SUPPLIED INFORMATION:
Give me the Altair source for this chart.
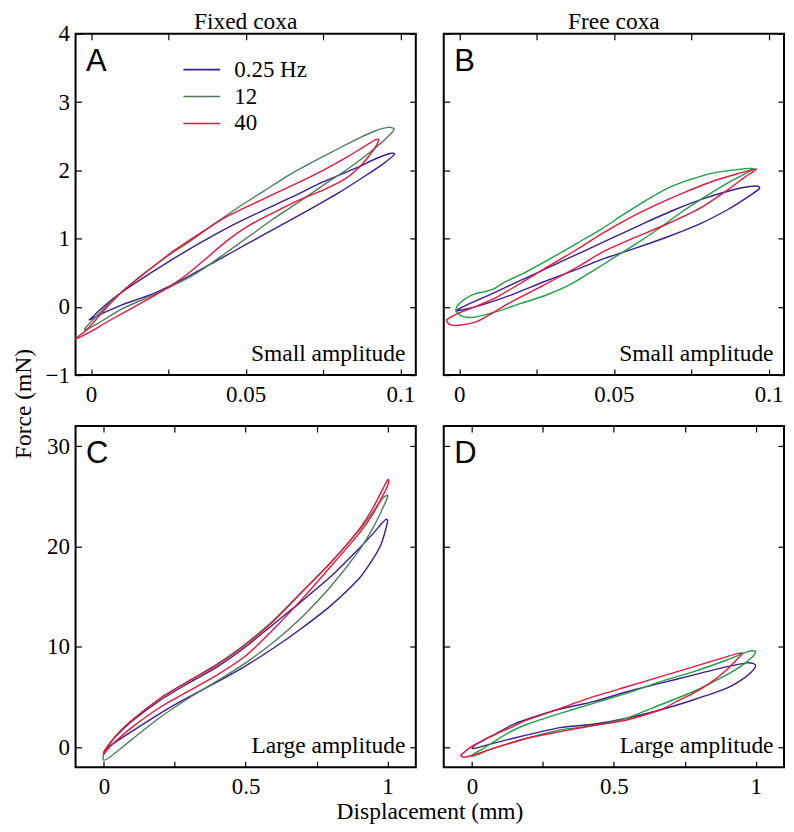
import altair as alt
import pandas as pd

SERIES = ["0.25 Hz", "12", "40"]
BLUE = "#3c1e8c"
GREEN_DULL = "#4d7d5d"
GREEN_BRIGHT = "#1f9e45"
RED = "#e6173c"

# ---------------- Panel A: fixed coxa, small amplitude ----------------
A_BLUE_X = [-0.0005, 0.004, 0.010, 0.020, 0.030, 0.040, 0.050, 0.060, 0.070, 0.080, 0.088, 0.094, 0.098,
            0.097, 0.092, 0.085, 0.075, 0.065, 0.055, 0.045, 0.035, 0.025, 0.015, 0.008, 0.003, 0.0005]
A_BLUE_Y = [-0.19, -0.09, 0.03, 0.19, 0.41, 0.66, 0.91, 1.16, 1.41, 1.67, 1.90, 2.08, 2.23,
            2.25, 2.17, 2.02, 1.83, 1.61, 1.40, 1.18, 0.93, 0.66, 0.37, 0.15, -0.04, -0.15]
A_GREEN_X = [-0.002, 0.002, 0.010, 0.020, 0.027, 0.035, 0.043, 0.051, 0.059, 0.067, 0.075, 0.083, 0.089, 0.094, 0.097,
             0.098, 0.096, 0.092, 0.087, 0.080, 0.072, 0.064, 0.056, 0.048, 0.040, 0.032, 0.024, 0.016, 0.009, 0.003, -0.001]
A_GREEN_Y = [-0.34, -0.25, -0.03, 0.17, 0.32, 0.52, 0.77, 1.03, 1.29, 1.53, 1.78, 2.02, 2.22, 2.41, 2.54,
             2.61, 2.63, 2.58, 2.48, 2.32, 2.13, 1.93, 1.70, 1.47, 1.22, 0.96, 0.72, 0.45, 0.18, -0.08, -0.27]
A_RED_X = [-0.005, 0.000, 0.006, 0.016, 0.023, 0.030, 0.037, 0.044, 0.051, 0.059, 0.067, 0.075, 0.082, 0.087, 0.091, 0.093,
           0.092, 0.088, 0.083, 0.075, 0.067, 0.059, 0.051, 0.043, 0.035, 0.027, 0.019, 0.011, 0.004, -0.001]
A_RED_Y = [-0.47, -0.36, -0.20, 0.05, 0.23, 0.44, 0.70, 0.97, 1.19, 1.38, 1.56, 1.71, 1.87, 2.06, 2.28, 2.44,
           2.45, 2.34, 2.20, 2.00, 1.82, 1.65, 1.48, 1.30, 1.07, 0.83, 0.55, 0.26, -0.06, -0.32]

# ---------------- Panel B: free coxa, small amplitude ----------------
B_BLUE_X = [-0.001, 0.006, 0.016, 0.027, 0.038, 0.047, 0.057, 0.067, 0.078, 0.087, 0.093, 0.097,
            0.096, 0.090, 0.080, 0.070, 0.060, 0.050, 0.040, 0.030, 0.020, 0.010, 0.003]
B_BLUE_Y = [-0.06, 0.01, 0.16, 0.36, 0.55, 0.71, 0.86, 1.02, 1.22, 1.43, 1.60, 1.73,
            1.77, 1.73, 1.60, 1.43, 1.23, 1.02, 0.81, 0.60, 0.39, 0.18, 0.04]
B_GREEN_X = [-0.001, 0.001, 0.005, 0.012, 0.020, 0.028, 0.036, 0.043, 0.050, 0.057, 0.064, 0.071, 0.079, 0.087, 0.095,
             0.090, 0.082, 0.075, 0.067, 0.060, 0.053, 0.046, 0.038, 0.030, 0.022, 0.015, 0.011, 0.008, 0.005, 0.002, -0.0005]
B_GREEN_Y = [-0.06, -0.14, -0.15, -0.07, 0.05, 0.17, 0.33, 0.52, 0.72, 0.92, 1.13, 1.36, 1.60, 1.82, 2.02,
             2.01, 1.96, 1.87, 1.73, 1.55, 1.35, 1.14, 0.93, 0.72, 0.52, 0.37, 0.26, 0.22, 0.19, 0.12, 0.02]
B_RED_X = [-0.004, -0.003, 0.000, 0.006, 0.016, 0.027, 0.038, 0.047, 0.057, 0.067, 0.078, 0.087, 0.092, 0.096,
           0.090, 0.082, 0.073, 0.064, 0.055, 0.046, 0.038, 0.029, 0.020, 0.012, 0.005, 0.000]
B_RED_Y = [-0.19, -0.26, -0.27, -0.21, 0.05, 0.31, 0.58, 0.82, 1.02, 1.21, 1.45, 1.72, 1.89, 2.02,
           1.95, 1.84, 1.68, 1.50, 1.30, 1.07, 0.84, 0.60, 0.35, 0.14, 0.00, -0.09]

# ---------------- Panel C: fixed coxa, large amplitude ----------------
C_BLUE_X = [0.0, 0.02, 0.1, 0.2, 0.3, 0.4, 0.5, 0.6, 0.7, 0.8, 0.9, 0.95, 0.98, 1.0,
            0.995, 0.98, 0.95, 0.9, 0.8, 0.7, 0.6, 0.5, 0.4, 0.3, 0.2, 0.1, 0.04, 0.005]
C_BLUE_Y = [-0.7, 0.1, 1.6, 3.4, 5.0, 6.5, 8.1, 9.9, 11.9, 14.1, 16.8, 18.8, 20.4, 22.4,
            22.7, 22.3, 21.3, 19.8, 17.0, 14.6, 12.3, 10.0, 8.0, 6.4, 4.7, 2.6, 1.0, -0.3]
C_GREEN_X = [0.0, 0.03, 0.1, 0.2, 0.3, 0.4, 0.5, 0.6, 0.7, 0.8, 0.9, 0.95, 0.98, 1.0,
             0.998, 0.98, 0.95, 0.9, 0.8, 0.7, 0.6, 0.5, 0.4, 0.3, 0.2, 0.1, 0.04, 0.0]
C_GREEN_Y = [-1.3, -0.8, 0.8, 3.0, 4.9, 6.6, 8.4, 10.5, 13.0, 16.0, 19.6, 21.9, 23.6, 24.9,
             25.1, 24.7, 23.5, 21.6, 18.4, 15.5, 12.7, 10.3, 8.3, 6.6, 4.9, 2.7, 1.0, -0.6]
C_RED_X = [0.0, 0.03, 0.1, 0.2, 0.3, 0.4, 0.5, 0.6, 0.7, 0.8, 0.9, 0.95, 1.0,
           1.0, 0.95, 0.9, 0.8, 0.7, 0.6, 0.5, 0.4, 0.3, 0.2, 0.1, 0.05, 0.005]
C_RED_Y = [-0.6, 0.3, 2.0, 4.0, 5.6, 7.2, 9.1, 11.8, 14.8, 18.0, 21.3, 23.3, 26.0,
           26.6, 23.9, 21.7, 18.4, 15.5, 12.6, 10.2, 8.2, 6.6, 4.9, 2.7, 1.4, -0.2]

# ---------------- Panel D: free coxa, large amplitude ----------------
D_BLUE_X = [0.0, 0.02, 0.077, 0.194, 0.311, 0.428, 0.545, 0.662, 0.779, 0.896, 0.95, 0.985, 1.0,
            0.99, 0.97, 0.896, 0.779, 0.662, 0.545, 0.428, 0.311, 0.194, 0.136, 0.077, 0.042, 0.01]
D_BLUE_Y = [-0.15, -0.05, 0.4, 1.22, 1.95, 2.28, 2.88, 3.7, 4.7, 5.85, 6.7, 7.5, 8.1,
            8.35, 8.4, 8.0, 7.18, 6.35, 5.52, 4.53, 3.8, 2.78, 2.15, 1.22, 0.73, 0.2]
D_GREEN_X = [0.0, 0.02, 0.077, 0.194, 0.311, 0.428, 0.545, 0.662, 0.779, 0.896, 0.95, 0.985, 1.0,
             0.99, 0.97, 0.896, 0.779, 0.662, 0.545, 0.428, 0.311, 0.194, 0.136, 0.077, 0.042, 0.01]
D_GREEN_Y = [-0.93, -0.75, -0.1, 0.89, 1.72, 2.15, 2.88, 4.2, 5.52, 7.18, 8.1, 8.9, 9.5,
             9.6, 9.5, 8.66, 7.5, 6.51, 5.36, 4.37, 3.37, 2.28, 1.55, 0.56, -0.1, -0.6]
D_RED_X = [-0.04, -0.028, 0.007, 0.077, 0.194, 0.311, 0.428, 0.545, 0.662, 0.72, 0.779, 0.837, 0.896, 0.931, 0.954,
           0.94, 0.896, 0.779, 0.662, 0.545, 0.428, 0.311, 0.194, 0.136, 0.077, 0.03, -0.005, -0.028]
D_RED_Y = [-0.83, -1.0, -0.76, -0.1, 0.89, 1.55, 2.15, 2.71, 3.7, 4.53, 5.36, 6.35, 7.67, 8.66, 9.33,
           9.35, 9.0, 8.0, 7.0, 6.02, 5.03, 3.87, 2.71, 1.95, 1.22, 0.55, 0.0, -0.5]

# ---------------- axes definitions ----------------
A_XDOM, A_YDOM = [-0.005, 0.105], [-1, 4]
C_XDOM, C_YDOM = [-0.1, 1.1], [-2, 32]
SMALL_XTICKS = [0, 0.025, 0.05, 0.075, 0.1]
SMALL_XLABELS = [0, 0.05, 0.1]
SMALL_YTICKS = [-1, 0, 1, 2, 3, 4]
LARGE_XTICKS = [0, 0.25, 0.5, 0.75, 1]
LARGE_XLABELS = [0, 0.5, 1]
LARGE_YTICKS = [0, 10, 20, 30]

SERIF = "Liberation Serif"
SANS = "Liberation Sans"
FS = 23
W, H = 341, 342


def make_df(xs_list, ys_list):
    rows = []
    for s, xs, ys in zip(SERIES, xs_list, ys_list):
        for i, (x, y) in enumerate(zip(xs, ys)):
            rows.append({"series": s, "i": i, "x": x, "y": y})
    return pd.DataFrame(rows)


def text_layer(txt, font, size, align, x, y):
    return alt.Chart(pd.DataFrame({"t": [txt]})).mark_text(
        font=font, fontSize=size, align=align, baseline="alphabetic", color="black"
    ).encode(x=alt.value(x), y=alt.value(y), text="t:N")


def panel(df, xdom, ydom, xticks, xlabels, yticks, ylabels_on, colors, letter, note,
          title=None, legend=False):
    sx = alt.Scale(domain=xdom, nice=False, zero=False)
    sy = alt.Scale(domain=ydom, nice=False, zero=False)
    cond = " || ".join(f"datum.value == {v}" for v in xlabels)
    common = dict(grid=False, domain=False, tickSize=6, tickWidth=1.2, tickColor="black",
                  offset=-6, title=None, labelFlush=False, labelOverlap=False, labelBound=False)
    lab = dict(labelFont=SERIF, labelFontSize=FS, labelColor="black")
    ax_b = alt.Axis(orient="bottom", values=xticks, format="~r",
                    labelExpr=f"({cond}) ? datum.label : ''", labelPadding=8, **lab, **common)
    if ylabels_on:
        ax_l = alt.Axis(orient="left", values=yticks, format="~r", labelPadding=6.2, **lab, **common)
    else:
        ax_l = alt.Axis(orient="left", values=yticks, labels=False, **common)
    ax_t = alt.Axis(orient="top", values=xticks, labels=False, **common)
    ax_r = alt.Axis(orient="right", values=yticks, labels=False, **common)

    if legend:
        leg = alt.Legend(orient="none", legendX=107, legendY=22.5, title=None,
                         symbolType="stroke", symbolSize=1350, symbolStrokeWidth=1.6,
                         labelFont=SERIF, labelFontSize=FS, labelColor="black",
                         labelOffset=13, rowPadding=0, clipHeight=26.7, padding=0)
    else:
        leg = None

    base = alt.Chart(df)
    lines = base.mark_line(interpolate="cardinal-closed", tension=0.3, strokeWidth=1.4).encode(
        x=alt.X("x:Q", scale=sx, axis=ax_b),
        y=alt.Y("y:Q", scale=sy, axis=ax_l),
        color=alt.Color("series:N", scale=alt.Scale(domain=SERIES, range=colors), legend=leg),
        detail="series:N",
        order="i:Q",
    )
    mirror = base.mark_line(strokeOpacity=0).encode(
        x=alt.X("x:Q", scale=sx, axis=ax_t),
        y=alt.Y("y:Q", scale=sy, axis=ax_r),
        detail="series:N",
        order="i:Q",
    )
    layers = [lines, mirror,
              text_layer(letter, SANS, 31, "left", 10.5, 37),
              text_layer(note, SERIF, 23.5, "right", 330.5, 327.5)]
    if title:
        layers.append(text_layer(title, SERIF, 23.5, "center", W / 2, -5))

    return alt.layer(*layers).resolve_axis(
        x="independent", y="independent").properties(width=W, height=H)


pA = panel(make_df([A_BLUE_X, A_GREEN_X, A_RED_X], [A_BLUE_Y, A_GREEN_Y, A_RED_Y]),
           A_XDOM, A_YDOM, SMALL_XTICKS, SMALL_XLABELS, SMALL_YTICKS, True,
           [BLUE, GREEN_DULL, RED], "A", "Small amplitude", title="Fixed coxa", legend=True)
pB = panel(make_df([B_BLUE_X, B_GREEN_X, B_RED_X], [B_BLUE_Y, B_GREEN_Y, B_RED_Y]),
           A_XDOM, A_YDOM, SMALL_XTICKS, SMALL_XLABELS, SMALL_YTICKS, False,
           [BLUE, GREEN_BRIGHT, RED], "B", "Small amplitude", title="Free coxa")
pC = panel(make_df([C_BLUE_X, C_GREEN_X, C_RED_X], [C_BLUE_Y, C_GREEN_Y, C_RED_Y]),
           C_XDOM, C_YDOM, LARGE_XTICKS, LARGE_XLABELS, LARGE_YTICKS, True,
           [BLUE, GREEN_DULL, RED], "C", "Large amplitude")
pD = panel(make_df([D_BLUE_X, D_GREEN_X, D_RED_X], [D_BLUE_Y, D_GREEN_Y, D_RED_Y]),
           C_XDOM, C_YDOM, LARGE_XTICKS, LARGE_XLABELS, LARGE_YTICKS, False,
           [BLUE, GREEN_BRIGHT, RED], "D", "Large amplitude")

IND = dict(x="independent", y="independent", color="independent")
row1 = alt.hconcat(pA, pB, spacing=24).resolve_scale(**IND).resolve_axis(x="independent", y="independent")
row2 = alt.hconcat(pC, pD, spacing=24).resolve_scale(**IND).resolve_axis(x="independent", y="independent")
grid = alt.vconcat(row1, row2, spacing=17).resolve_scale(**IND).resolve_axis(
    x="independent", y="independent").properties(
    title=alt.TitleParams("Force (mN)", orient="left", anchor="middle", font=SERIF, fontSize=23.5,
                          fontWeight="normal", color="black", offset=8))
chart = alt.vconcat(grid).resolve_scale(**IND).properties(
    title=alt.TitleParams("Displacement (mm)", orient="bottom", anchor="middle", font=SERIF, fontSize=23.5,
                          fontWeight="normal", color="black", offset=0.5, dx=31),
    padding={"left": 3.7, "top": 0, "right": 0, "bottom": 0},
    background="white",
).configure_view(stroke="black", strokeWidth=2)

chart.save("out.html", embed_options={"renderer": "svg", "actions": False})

EXERCISE TASK: Write out again exactly the lines from the start of the data above through the line containing "0.26, -0.06, -0.32]", inclusive, excluding any pictures.

WRITTEN REPLY:
Give me the Altair source for this chart.
import altair as alt
import pandas as pd

SERIES = ["0.25 Hz", "12", "40"]
BLUE = "#3c1e8c"
GREEN_DULL = "#4d7d5d"
GREEN_BRIGHT = "#1f9e45"
RED = "#e6173c"

# ---------------- Panel A: fixed coxa, small amplitude ----------------
A_BLUE_X = [-0.0005, 0.004, 0.010, 0.020, 0.030, 0.040, 0.050, 0.060, 0.070, 0.080, 0.088, 0.094, 0.098,
            0.097, 0.092, 0.085, 0.075, 0.065, 0.055, 0.045, 0.035, 0.025, 0.015, 0.008, 0.003, 0.0005]
A_BLUE_Y = [-0.19, -0.09, 0.03, 0.19, 0.41, 0.66, 0.91, 1.16, 1.41, 1.67, 1.90, 2.08, 2.23,
            2.25, 2.17, 2.02, 1.83, 1.61, 1.40, 1.18, 0.93, 0.66, 0.37, 0.15, -0.04, -0.15]
A_GREEN_X = [-0.002, 0.002, 0.010, 0.020, 0.027, 0.035, 0.043, 0.051, 0.059, 0.067, 0.075, 0.083, 0.089, 0.094, 0.097,
             0.098, 0.096, 0.092, 0.087, 0.080, 0.072, 0.064, 0.056, 0.048, 0.040, 0.032, 0.024, 0.016, 0.009, 0.003, -0.001]
A_GREEN_Y = [-0.34, -0.25, -0.03, 0.17, 0.32, 0.52, 0.77, 1.03, 1.29, 1.53, 1.78, 2.02, 2.22, 2.41, 2.54,
             2.61, 2.63, 2.58, 2.48, 2.32, 2.13, 1.93, 1.70, 1.47, 1.22, 0.96, 0.72, 0.45, 0.18, -0.08, -0.27]
A_RED_X = [-0.005, 0.000, 0.006, 0.016, 0.023, 0.030, 0.037, 0.044, 0.051, 0.059, 0.067, 0.075, 0.082, 0.087, 0.091, 0.093,
           0.092, 0.088, 0.083, 0.075, 0.067, 0.059, 0.051, 0.043, 0.035, 0.027, 0.019, 0.011, 0.004, -0.001]
A_RED_Y = [-0.47, -0.36, -0.20, 0.05, 0.23, 0.44, 0.70, 0.97, 1.19, 1.38, 1.56, 1.71, 1.87, 2.06, 2.28, 2.44,
           2.45, 2.34, 2.20, 2.00, 1.82, 1.65, 1.48, 1.30, 1.07, 0.83, 0.55, 0.26, -0.06, -0.32]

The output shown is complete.